• WHAT YOU SHOULD DO:
Copy each line exactly. Drop every picture.

• DATASET SECTION:
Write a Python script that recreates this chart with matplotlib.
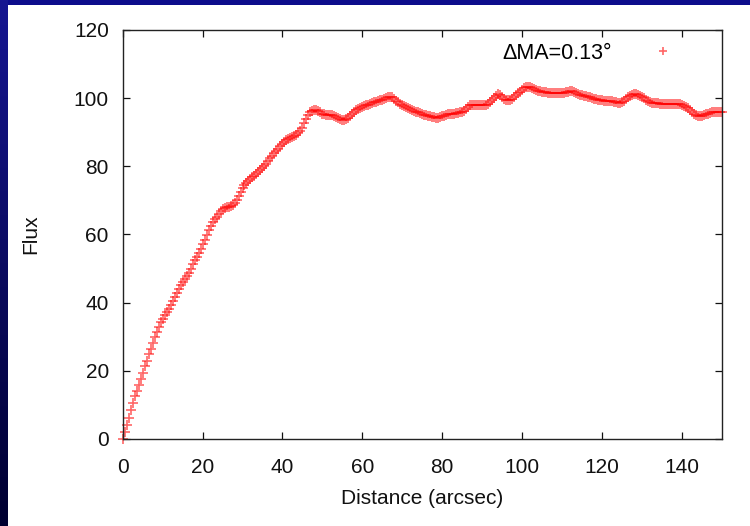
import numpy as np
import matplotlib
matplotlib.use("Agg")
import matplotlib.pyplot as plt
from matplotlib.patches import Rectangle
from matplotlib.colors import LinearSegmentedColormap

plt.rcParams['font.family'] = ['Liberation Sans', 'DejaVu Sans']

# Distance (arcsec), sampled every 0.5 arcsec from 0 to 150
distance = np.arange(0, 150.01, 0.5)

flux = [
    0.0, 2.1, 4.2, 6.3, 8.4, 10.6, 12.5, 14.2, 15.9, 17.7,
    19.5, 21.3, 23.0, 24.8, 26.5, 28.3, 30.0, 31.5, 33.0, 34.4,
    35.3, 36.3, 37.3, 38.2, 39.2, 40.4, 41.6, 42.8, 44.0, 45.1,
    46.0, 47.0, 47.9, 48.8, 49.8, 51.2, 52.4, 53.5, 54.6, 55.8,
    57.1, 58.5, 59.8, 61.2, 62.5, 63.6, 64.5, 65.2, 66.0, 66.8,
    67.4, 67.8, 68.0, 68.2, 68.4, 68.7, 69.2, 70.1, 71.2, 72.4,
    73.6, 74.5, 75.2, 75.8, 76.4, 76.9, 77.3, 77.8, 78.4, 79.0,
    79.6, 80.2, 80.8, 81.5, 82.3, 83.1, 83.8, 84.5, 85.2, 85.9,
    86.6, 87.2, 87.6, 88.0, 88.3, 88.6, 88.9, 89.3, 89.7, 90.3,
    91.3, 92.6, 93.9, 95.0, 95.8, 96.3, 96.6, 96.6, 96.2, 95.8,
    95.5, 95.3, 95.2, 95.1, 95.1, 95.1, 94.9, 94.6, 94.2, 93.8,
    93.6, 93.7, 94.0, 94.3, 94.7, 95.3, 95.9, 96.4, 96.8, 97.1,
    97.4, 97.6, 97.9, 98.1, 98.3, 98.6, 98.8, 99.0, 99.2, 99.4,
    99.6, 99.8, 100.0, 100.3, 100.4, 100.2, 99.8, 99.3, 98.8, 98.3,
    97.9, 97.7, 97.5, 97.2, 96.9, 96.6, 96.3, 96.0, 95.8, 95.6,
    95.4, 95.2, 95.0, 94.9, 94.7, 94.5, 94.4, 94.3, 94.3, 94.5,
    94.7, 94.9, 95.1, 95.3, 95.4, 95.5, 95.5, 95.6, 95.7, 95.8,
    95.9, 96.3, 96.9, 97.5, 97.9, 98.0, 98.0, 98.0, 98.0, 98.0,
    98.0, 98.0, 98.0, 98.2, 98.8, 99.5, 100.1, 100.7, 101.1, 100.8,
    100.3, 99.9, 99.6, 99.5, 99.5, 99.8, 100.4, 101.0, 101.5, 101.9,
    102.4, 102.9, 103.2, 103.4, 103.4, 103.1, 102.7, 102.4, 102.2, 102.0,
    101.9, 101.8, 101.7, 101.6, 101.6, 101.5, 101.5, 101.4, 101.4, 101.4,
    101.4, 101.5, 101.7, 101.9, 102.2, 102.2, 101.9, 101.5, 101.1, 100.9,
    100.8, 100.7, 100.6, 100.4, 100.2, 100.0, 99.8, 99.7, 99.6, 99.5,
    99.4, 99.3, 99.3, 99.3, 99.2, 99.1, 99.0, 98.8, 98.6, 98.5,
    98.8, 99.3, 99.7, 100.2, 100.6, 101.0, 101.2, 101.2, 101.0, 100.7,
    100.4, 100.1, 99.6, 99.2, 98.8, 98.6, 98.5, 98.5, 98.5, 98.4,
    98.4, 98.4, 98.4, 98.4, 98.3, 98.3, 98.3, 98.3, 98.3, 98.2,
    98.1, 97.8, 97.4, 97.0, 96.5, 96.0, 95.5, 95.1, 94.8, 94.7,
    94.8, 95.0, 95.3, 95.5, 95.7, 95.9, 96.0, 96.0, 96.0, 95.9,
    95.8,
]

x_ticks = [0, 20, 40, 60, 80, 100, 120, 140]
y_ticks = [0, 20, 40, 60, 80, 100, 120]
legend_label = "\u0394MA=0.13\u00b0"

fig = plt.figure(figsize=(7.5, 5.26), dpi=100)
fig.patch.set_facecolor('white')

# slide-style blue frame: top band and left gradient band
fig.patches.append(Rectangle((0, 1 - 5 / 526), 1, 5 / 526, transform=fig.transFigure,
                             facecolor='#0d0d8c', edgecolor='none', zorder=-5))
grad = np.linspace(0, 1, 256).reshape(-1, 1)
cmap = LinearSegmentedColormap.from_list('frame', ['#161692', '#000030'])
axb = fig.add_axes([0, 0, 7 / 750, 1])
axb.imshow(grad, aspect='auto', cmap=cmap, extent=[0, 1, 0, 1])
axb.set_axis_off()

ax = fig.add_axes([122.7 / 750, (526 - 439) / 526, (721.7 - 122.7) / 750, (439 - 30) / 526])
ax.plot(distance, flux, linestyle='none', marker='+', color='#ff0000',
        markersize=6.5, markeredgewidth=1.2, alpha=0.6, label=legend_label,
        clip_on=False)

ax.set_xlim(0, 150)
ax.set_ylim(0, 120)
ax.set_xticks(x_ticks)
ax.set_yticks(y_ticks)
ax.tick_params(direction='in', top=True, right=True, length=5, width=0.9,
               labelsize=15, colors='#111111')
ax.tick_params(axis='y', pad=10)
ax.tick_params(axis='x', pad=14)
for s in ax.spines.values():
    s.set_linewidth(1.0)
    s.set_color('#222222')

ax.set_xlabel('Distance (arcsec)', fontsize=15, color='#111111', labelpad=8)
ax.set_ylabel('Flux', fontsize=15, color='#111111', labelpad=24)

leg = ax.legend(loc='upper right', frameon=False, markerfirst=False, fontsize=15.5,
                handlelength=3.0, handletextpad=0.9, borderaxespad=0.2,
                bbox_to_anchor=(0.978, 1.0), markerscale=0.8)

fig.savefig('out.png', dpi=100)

• RESULT:
Write a Python script that recreates this chart with matplotlib.
import numpy as np
import matplotlib
matplotlib.use("Agg")
import matplotlib.pyplot as plt
from matplotlib.patches import Rectangle
from matplotlib.colors import LinearSegmentedColormap

plt.rcParams['font.family'] = ['Liberation Sans', 'DejaVu Sans']

# Distance (arcsec), sampled every 0.5 arcsec from 0 to 150
distance = np.arange(0, 150.01, 0.5)

flux = [
    0.0, 2.1, 4.2, 6.3, 8.4, 10.6, 12.5, 14.2, 15.9, 17.7,
    19.5, 21.3, 23.0, 24.8, 26.5, 28.3, 30.0, 31.5, 33.0, 34.4,
    35.3, 36.3, 37.3, 38.2, 39.2, 40.4, 41.6, 42.8, 44.0, 45.1,
    46.0, 47.0, 47.9, 48.8, 49.8, 51.2, 52.4, 53.5, 54.6, 55.8,
    57.1, 58.5, 59.8, 61.2, 62.5, 63.6, 64.5, 65.2, 66.0, 66.8,
    67.4, 67.8, 68.0, 68.2, 68.4, 68.7, 69.2, 70.1, 71.2, 72.4,
    73.6, 74.5, 75.2, 75.8, 76.4, 76.9, 77.3, 77.8, 78.4, 79.0,
    79.6, 80.2, 80.8, 81.5, 82.3, 83.1, 83.8, 84.5, 85.2, 85.9,
    86.6, 87.2, 87.6, 88.0, 88.3, 88.6, 88.9, 89.3, 89.7, 90.3,
    91.3, 92.6, 93.9, 95.0, 95.8, 96.3, 96.6, 96.6, 96.2, 95.8,
    95.5, 95.3, 95.2, 95.1, 95.1, 95.1, 94.9, 94.6, 94.2, 93.8,
    93.6, 93.7, 94.0, 94.3, 94.7, 95.3, 95.9, 96.4, 96.8, 97.1,
    97.4, 97.6, 97.9, 98.1, 98.3, 98.6, 98.8, 99.0, 99.2, 99.4,
    99.6, 99.8, 100.0, 100.3, 100.4, 100.2, 99.8, 99.3, 98.8, 98.3,
    97.9, 97.7, 97.5, 97.2, 96.9, 96.6, 96.3, 96.0, 95.8, 95.6,
    95.4, 95.2, 95.0, 94.9, 94.7, 94.5, 94.4, 94.3, 94.3, 94.5,
    94.7, 94.9, 95.1, 95.3, 95.4, 95.5, 95.5, 95.6, 95.7, 95.8,
    95.9, 96.3, 96.9, 97.5, 97.9, 98.0, 98.0, 98.0, 98.0, 98.0,
    98.0, 98.0, 98.0, 98.2, 98.8, 99.5, 100.1, 100.7, 101.1, 100.8,
    100.3, 99.9, 99.6, 99.5, 99.5, 99.8, 100.4, 101.0, 101.5, 101.9,
    102.4, 102.9, 103.2, 103.4, 103.4, 103.1, 102.7, 102.4, 102.2, 102.0,
    101.9, 101.8, 101.7, 101.6, 101.6, 101.5, 101.5, 101.4, 101.4, 101.4,
    101.4, 101.5, 101.7, 101.9, 102.2, 102.2, 101.9, 101.5, 101.1, 100.9,
    100.8, 100.7, 100.6, 100.4, 100.2, 100.0, 99.8, 99.7, 99.6, 99.5,
    99.4, 99.3, 99.3, 99.3, 99.2, 99.1, 99.0, 98.8, 98.6, 98.5,
    98.8, 99.3, 99.7, 100.2, 100.6, 101.0, 101.2, 101.2, 101.0, 100.7,
    100.4, 100.1, 99.6, 99.2, 98.8, 98.6, 98.5, 98.5, 98.5, 98.4,
    98.4, 98.4, 98.4, 98.4, 98.3, 98.3, 98.3, 98.3, 98.3, 98.2,
    98.1, 97.8, 97.4, 97.0, 96.5, 96.0, 95.5, 95.1, 94.8, 94.7,
    94.8, 95.0, 95.3, 95.5, 95.7, 95.9, 96.0, 96.0, 96.0, 95.9,
    95.8,
]

x_ticks = [0, 20, 40, 60, 80, 100, 120, 140]
y_ticks = [0, 20, 40, 60, 80, 100, 120]
legend_label = "\u0394MA=0.13\u00b0"

fig = plt.figure(figsize=(7.5, 5.26), dpi=100)
fig.patch.set_facecolor('white')

# slide-style blue frame: top band and left gradient band
fig.patches.append(Rectangle((0, 1 - 5 / 526), 1, 5 / 526, transform=fig.transFigure,
                             facecolor='#0d0d8c', edgecolor='none', zorder=-5))
grad = np.linspace(0, 1, 256).reshape(-1, 1)
cmap = LinearSegmentedColormap.from_list('frame', ['#161692', '#000030'])
axb = fig.add_axes([0, 0, 7 / 750, 1])
axb.imshow(grad, aspect='auto', cmap=cmap, extent=[0, 1, 0, 1])
axb.set_axis_off()

ax = fig.add_axes([122.7 / 750, (526 - 439) / 526, (721.7 - 122.7) / 750, (439 - 30) / 526])
ax.plot(distance, flux, linestyle='none', marker='+', color='#ff0000',
        markersize=6.5, markeredgewidth=1.2, alpha=0.6, label=legend_label,
        clip_on=False)

ax.set_xlim(0, 150)
ax.set_ylim(0, 120)
ax.set_xticks(x_ticks)
ax.set_yticks(y_ticks)
ax.tick_params(direction='in', top=True, right=True, length=5, width=0.9,
               labelsize=15, colors='#111111')
ax.tick_params(axis='y', pad=10)
ax.tick_params(axis='x', pad=14)
for s in ax.spines.values():
    s.set_linewidth(1.0)
    s.set_color('#222222')

ax.set_xlabel('Distance (arcsec)', fontsize=15, color='#111111', labelpad=8)
ax.set_ylabel('Flux', fontsize=15, color='#111111', labelpad=24)

leg = ax.legend(loc='upper right', frameon=False, markerfirst=False, fontsize=15.5,
                handlelength=3.0, handletextpad=0.9, borderaxespad=0.2,
                bbox_to_anchor=(0.978, 1.0), markerscale=0.8)

fig.savefig('out.png', dpi=100)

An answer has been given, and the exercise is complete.